Leave out the pictures and repeat the data exactly.
==== Dataset section ====
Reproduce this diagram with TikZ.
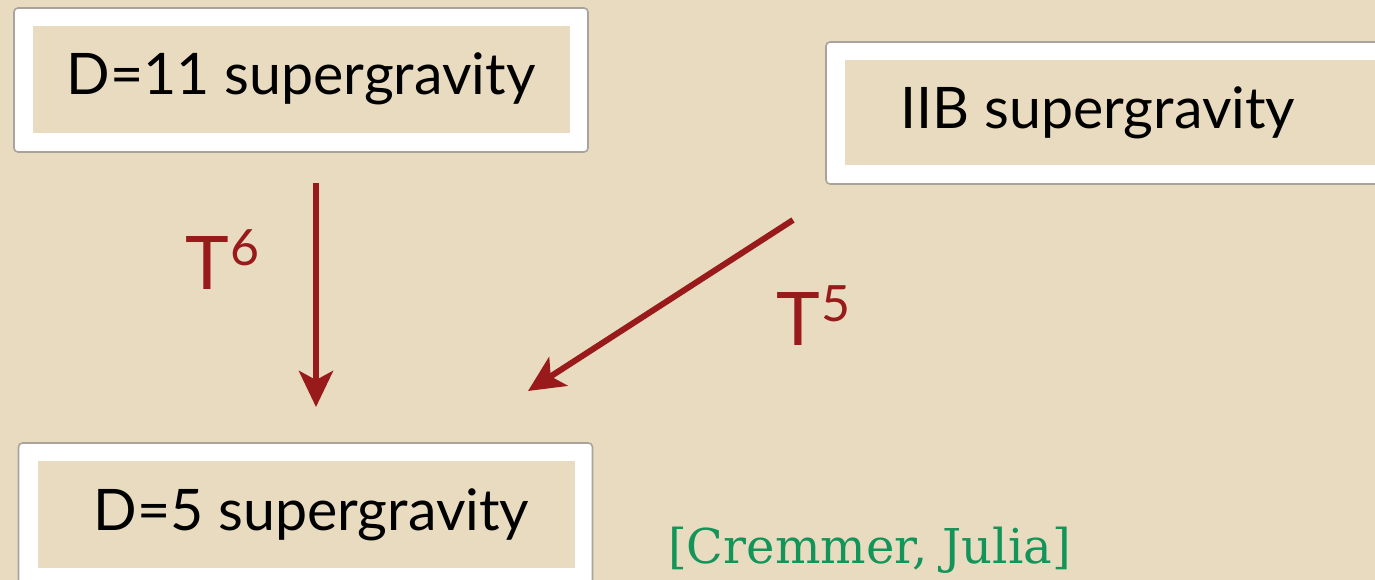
\documentclass[tikz,border=0pt]{standalone}
\usepackage{fontspec}
\setmainfont{Lato}
\newfontfamily\citefont{DejaVu Serif}
\usetikzlibrary{arrows.meta}
\definecolor{bg}{HTML}{E9DBC0}
\definecolor{arrowred}{HTML}{981A1A}
\definecolor{citegreen}{HTML}{13955A}
\definecolor{frameedge}{HTML}{A8A49C}
\tikzset{
  frame/.style={draw=frameedge, line width=1.6pt, fill=white, rounded corners=4pt,
    minimum width=574pt, minimum height=144pt, inner sep=0pt,
    path picture={\fill[bg, sharp corners] ([shift={(19pt,-18pt)}]path picture bounding box.north west)
      rectangle ([shift={(-18pt,19pt)}]path picture bounding box.south east);}},
  boxtext/.style={inner sep=0pt, font=\fontsize{57.3}{60}\selectfont, text=black},
  tlabel/.style={inner sep=0pt, font=\fontsize{74}{80}\selectfont, text=arrowred, anchor=base west},
  conv/.style={draw=arrowred, line width=6pt, -{Stealth[length=36pt, width=34pt, inset=9pt]}},
  cite/.style={inner sep=0pt, font=\citefont\fontsize{48}{52}\selectfont, text=citegreen, anchor=base west}
}
\newcommand{\suplabel}[1]{T\kern2pt\raisebox{24pt}{\fontsize{50}{54}\selectfont #1}}
\begin{document}
\begin{tikzpicture}[x=1pt,y=-1pt]
\fill[bg] (0,0) rectangle (1375,580);
\useasboundingbox (0,0) rectangle (1375,580);
% boxes
\node[frame] (b1) at (301,80) {};
\node[frame, minimum height=142pt] (b2) at (1113,113) {};
\node[frame] (b3) at (305.5,515) {};
\node[boxtext] (t1) at ([yshift=1pt]b1.center) {D=11 supergravity};
\node[boxtext] (t2) at ([xshift=-15pt]b2.center) {IIB supergravity};
\node[boxtext] (t3) at ([xshift=6pt]b3.center) {D=5 supergravity};
% arrows
\coordinate (a1s) at (316,183);
\coordinate (a1e) at (316,407);
\coordinate (a2s) at (793,220);
\coordinate (a2e) at (528,391);
\draw[conv] (a1s) -- (a1e);
\draw[conv] (a2s) -- (a2e);
\node[tlabel] (l6) at (185,289) {\suplabel{6}};
\node[tlabel] (l5) at (776,345) {\suplabel{5}};
\node[cite] (c) at (668,563) {[Cremmer, Julia]};
\end{tikzpicture}
\end{document}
====
Problem solution ->
Reproduce this diagram with TikZ.
\documentclass[tikz,border=0pt]{standalone}
\usepackage{fontspec}
\setmainfont{Lato}
\newfontfamily\citefont{DejaVu Serif}
\usetikzlibrary{arrows.meta}
\definecolor{bg}{HTML}{E9DBC0}
\definecolor{arrowred}{HTML}{981A1A}
\definecolor{citegreen}{HTML}{13955A}
\definecolor{frameedge}{HTML}{A8A49C}
\tikzset{
  frame/.style={draw=frameedge, line width=1.6pt, fill=white, rounded corners=4pt,
    minimum width=574pt, minimum height=144pt, inner sep=0pt,
    path picture={\fill[bg, sharp corners] ([shift={(19pt,-18pt)}]path picture bounding box.north west)
      rectangle ([shift={(-18pt,19pt)}]path picture bounding box.south east);}},
  boxtext/.style={inner sep=0pt, font=\fontsize{57.3}{60}\selectfont, text=black},
  tlabel/.style={inner sep=0pt, font=\fontsize{74}{80}\selectfont, text=arrowred, anchor=base west},
  conv/.style={draw=arrowred, line width=6pt, -{Stealth[length=36pt, width=34pt, inset=9pt]}},
  cite/.style={inner sep=0pt, font=\citefont\fontsize{48}{52}\selectfont, text=citegreen, anchor=base west}
}
\newcommand{\suplabel}[1]{T\kern2pt\raisebox{24pt}{\fontsize{50}{54}\selectfont #1}}
\begin{document}
\begin{tikzpicture}[x=1pt,y=-1pt]
\fill[bg] (0,0) rectangle (1375,580);
\useasboundingbox (0,0) rectangle (1375,580);
% boxes
\node[frame] (b1) at (301,80) {};
\node[frame, minimum height=142pt] (b2) at (1113,113) {};
\node[frame] (b3) at (305.5,515) {};
\node[boxtext] (t1) at ([yshift=1pt]b1.center) {D=11 supergravity};
\node[boxtext] (t2) at ([xshift=-15pt]b2.center) {IIB supergravity};
\node[boxtext] (t3) at ([xshift=6pt]b3.center) {D=5 supergravity};
% arrows
\coordinate (a1s) at (316,183);
\coordinate (a1e) at (316,407);
\coordinate (a2s) at (793,220);
\coordinate (a2e) at (528,391);
\draw[conv] (a1s) -- (a1e);
\draw[conv] (a2s) -- (a2e);
\node[tlabel] (l6) at (185,289) {\suplabel{6}};
\node[tlabel] (l5) at (776,345) {\suplabel{5}};
\node[cite] (c) at (668,563) {[Cremmer, Julia]};
\end{tikzpicture}
\end{document}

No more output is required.